A new life-changing treatment for children and adults – voretigene neparvovec – is the first in a new generation of gene therapies that can be directly administered to patients, with many patients in the trials recovered their night time vision with the treatment.
Manchester Royal Eye Hospital’s first patient, Lee Morris, 39 from Lancashire, said “I feel like I’ve waited 39 years for this treatment and I am very grateful to be the first patient to undergo this treatment at MREH.”
“Early indications are that the treatment was a success, and I am hopeful this treatment will open so many more doors for me – not just at work in being able to go for promotions, but to increase my confidence in going out alone.”
“Winter is an especially difficult time for me as it’s so dark and I have no night-time vision at all.”
Robert MacLaren, Consultant Ophthalmologist at Oxford University Hospitals, said “I am delighted to see that gene therapy research has finally come to fruition and we now have our first approved treatment – in this case for a rare form of genetic blindness.”
“The NHS has been leading the world in gene therapy research with several successful clinical trials.”
“The recent decision by NICE to provide this novel treatment for our patients shows how the UK is maintaining its global position in delivering first class healthcare.”
Mr Assad Jalil, the Consultant Vitreoretinal Surgeon who undertook the procedure at Manchester Royal Eye Hospital, said “Treating inherited retinal diseases is extremely challenging but gene therapy offers hope to all such patients.”
“Subretinal Luxturna injection is probably the first of many such gene therapy-based treatments, which will become available in the future.
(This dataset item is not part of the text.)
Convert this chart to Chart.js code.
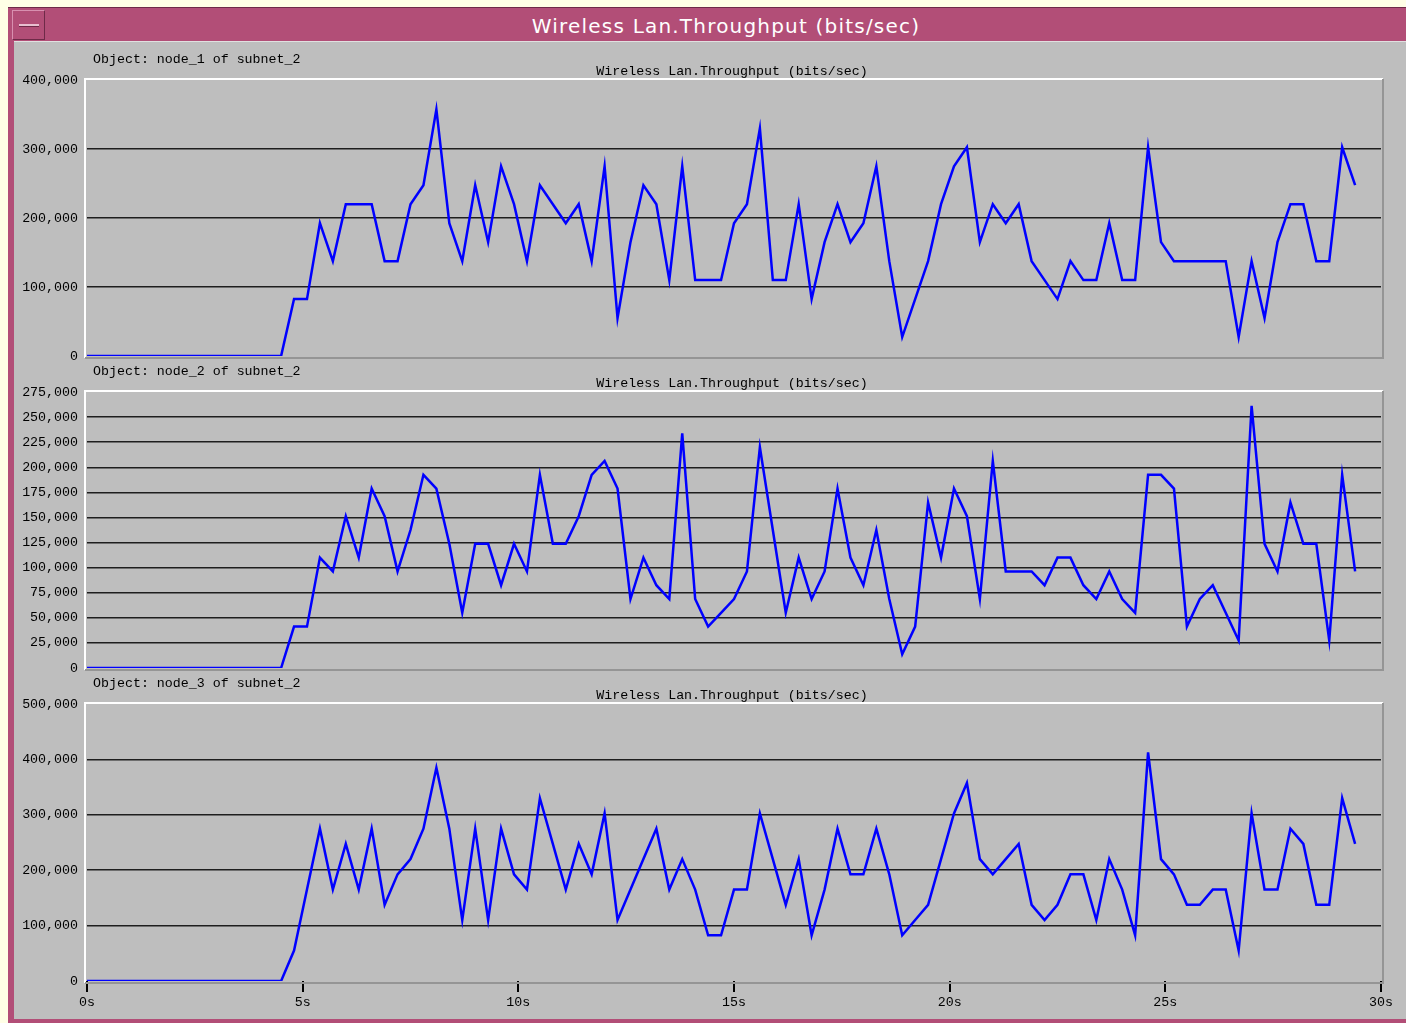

We at Manchester Royal Eye Hospital are proud to be a part of this genomic revolution.”
Patients here will benefit from voretigene neparvovec, also known as Luxturna, after NHS England reached a NICE-endorsed deal with manufacturer Novartis to fund the drug.
It is expected that this will provide access to treatment for the first time to around 100 patients living with a retinal dystrophy, caused by a specific gene mutation, to have access to treatment for the first time. Until now no treatment has been available.
The condition blocks messages for making proteins in the eye that are essential for normal vision the drug works by recreating these processes like that in a healthy functioning eye.